Na Ilha de Itamaracá, em Pernambuco, uma casa feita com milhares de garrafas de vidro tem despertado olhares e reflexões. Edna Dantas e Maria Gabrielly, mãe e filha, uniram forças e com as próprias mãos, construíram esse lar usando materiais que normalmente iriam para o lixo. A Casa de Sal é prova de um novo jeito de pensar a moradia e não se trata apenas de reciclagem. “Queremos inspirar outras pessoas a criarem suas próprias soluções”, pontuam. O projeto reúne memória, criatividade e ação social. Conheça e se surpreenda com essa casa que une gerações e cuidado com o planeta.
Conheça a especialista
Andressa Oliveira é arquiteta e urbanista especialista no cultivo de plantas em casa e com experiência em projetos arquitetônicos e de interiores.
Vivência e ecologia: uma casa sustentável em Itamaracá
A ideia para a construção da casa surgiu em 2020, na Praia do Sossego. Ao perceberem o descarte irregular de vidro e com a necessidade de uma residência própria, mãe e filha decidiram transformar lixo em moradia. Inspiradas pela avó Severina que ensinava o valor do reuso, Edna aproveitou sua experiência na gestão de resíduos sólidos, enquanto Maria, formada em designer de moda, aplicou a sua criatividade na construção. Fundadoras da marca sustentável Cabrochas, as duas já recuperaram mais de 13 mil garrafas, sendo 8 mil na casa, totalizando mais de 8 toneladas de vidro retiradas do meio ambiente.
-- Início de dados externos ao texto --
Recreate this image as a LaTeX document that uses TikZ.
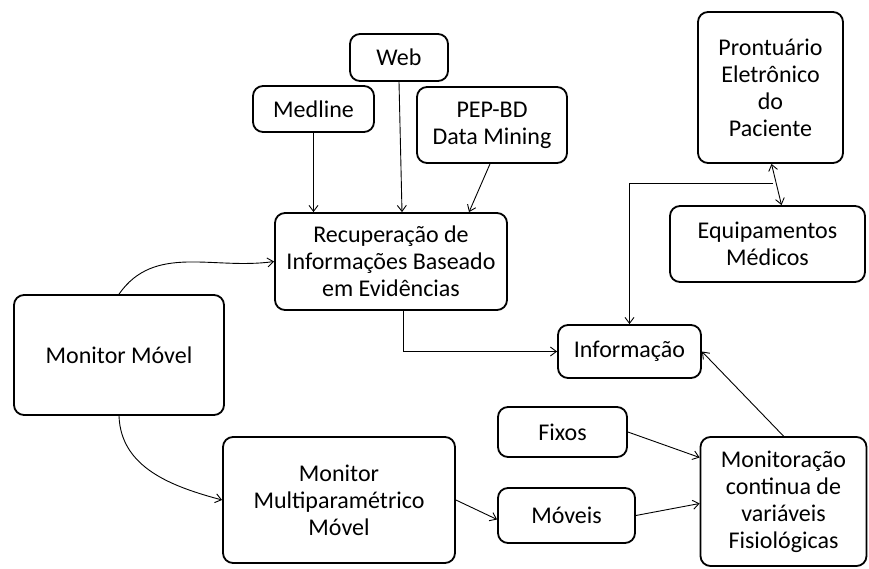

A casa que levou cerca de dois anos para ser concluída, possui sete ambientes e fica a cerca de 100 metros do mar. As soluções empregadas no projeto seguem os princípios da arquitetura vernacular e da bioconstrução. Todas as paredes externas foram feitas com garrafas de vidro, que garantem iluminação natural para o interior dos espaços.
Mas as soluções criativas e sustentáveis não param por aí. As telhas da residência foram feitas com tubos de pasta dental reciclados e materiais naturais como palhas de coqueiro. As divisórias internas foram construídas com pallets e madeira reaproveitada.
A casa também conta com um banheiro seco, que possuí um sistema ecológico para transformar dejetos em compostagem, contribuindo para uma gestão de resíduos mais sustentável. Tudo isso cria um espaço que respira ecologia popular, criatividade e baixo impacto ambiental.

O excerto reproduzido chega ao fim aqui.